## Start

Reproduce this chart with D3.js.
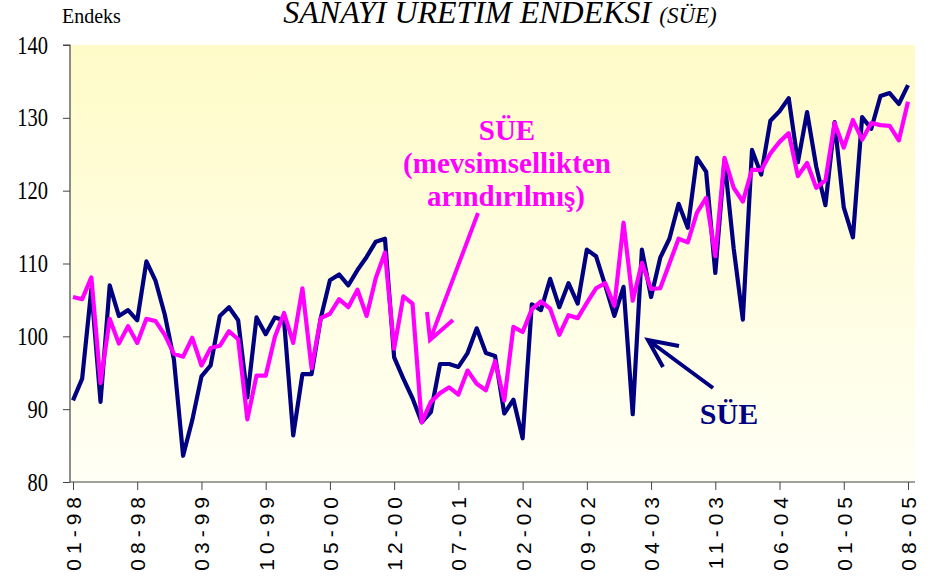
<!DOCTYPE html>
<html>
<head>
<meta charset="utf-8">
<script src="https://cdn.jsdelivr.net/npm/d3@7"></script>
<style>
  html, body { margin: 0; padding: 0; background: #ffffff; }
  svg { display: block; }
</style>
</head>
<body>
<svg id="chart" width="934" height="580"></svg>
<script>
// ---- Data (monthly, 01-98 .. 08-05) ----
const tickLabels = ["01-98","08-98","03-99","10-99","05-00","12-00","07-01","02-02","09-02","04-03","11-03","06-04","01-05","08-05"];
const tickStep = 7;
const sue = [
  91.2, 94.2, 106.5, 91.0, 107.0, 102.8, 103.6, 102.2, 110.3, 107.6, 103.0, 96.8,
  83.6, 88.5, 94.5, 96.0, 102.8, 104.0, 102.2, 91.6, 102.6, 100.3, 102.6, 102.2,
  86.4, 94.8, 94.8, 102.5, 107.7, 108.5, 107.0, 109.1, 110.9, 113.0, 113.4, 97.1,
  94.2, 91.5, 88.2, 89.6, 96.2, 96.2, 95.8, 97.7, 101.1, 97.7, 97.3, 89.4,
  91.3, 86.0, 104.4, 103.6, 107.9, 104.0, 107.3, 104.5, 111.9, 111.0, 107.0, 102.8,
  106.8, 89.3, 111.9, 105.4, 110.8, 113.4, 118.2, 114.9, 124.5, 122.6, 108.7, 124.2,
  112.1, 102.3, 125.6, 122.2, 129.6, 130.9, 132.7, 123.9, 130.8, 123.3, 118.0, 129.4,
  117.7, 113.6, 130.1, 128.5, 133.0, 133.4, 131.9, 134.5
];
const sueSA = [
  105.4, 105.1, 108.1, 93.6, 102.4, 99.0, 101.4, 99.1, 102.4, 102.1, 100.2, 97.6,
  97.2, 99.8, 96.0, 98.4, 98.7, 100.7, 99.6, 88.6, 94.6, 94.6, 99.9, 103.2,
  99.1, 106.6, 95.6, 102.5, 103.1, 105.1, 104.0, 106.4, 102.8, 108.0, 111.5, 98.3,
  105.5, 104.5, 88.2, 91.0, 92.2, 93.0, 92.0, 95.3, 93.5, 92.6, 96.6, 91.2,
  101.3, 100.6, 103.7, 104.8, 103.8, 100.2, 102.9, 102.5, 104.6, 106.6, 107.3, 104.2,
  115.6, 104.9, 110.1, 106.5, 106.6, 110.0, 113.4, 112.9, 117.0, 119.0, 111.0, 124.5,
  120.4, 118.5, 122.9, 122.8, 125.1, 126.7, 127.9, 122.0, 123.8, 120.4, 121.4, 129.3,
  125.9, 129.7, 127.0, 129.3, 129.0, 128.9, 126.9, 132.2
];
const yTicks = [80, 90, 100, 110, 120, 130, 140];

const SERIF = '"Liberation Serif", "Times New Roman", "DejaVu Serif", serif';
const SANS = '"Liberation Sans", Arial, "DejaVu Sans", sans-serif';

// ---- Layout ----
const svg = d3.select("#chart");
const plot = { left: 70, right: 915, top: 45, bottom: 482 };
const n = sue.length;
const x = d3.scaleLinear().domain([0, n - 1]).range([73, 908]);
const y = d3.scaleLinear().domain([80, 140]).range([plot.bottom, plot.top]);

// background gradient
const defs = svg.append("defs");
const grad = defs.append("linearGradient").attr("id", "bg").attr("x1", 0).attr("y1", 0).attr("x2", 0).attr("y2", 1);
grad.append("stop").attr("offset", "0%").attr("stop-color", "#fffbc8");
grad.append("stop").attr("offset", "100%").attr("stop-color", "#fffff5");

svg.append("rect")
  .attr("x", plot.left).attr("y", plot.top)
  .attr("width", plot.right - plot.left).attr("height", plot.bottom - plot.top)
  .attr("fill", "url(#bg)");

// axes
const yAxis = d3.axisLeft(y).tickValues(yTicks).tickSize(7).tickPadding(6).tickFormat(d3.format("d"));
const yG = svg.append("g").attr("transform", `translate(${plot.left},0)`).call(yAxis);
yG.select(".domain").attr("stroke", "#444").attr("stroke-width", 1.2).attr("d", `M-7,${plot.top}H0V${plot.bottom}`);
yG.selectAll(".tick line").attr("stroke", "#444");
yG.selectAll(".tick text")
  .style("font-family", SERIF)
  .style("font-size", "25px").attr("fill", "#000")
  .attr("x", 0)
  .attr("transform", "translate(-22,0) scale(0.82,1)");

const tickIdx = tickLabels.map((_, i) => i * tickStep);
const xAxis = d3.axisBottom(x).tickValues(tickIdx).tickSize(8).tickFormat((d, i) => tickLabels[i]);
const xG = svg.append("g").attr("transform", `translate(0,${plot.bottom})`).call(xAxis);
xG.select(".domain").attr("stroke", "#444").attr("stroke-width", 1.2).attr("d", `M${plot.left},0H${plot.right}`);
xG.selectAll(".tick line").attr("stroke", "#444");
xG.selectAll(".tick text")
  .style("font-family", SANS)
  .style("font-size", "21px").attr("fill", "#000")
  .attr("letter-spacing", "5px")
  .attr("text-anchor", "end")
  .attr("dominant-baseline", "central")
  .attr("transform", "translate(0,10) rotate(-90)")
  .attr("x", 0).attr("y", 0).attr("dy", null);

// lines
const line = d3.line().x((d, i) => x(i)).y(d => y(d)).curve(d3.curveLinear);
svg.append("path").datum(sue).attr("d", line)
  .attr("fill", "none").attr("stroke", "#000080").attr("stroke-width", 4.2).attr("stroke-linejoin", "round");
svg.append("path").datum(sueSA).attr("d", line)
  .attr("fill", "none").attr("stroke", "#ff00ff").attr("stroke-width", 4.2).attr("stroke-linejoin", "round");

// title
const title = svg.append("text").attr("x", 500).attr("y", 23).attr("text-anchor", "middle")
  .style("font-family", SERIF).style("font-style", "italic");
title.append("tspan").style("font-size", "32px").text("SANAYİ ÜRETİM ENDEKSİ ");
title.append("tspan").style("font-size", "23px").text("(SÜE)");

svg.append("text").attr("x", 62).attr("y", 23)
  .style("font-family", SERIF).style("font-size", "20px")
  .text("Endeks");

// annotations
const magText = svg.append("text").attr("text-anchor", "middle")
  .style("font-family", SERIF).style("font-weight", "bold").style("font-size", "29px").attr("fill", "#ff00ff");
magText.append("tspan").attr("x", 507).attr("y", 140).text("SÜE");
magText.append("tspan").attr("x", 507).attr("y", 173).text("(mevsimsellikten");
magText.append("tspan").attr("x", 506).attr("y", 206).text("arındırılmış)");

svg.append("path")
  .attr("d", "M478,213L430,340M427,312L430,340L453,320")
  .attr("fill", "none").attr("stroke", "#ff00ff").attr("stroke-width", 4);

svg.append("path")
  .attr("d", "M713,388L648,340M663,367L648,340L679,346")
  .attr("fill", "none").attr("stroke", "#000080").attr("stroke-width", 4);

svg.append("text").attr("x", 729).attr("y", 424).attr("text-anchor", "middle")
  .style("font-family", SERIF).style("font-weight", "bold").style("font-size", "30px").attr("fill", "#000080")
  .text("SÜE");
</script>
</body>
</html>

## End

TO BE DONE |
Search the data for the word "chart" and copy each line where it appears.

OUTPUT OF THE EXERCISE |
Reproduce this chart with D3.js.
<svg id="chart" width="934" height="580"></svg>
const svg = d3.select("#chart");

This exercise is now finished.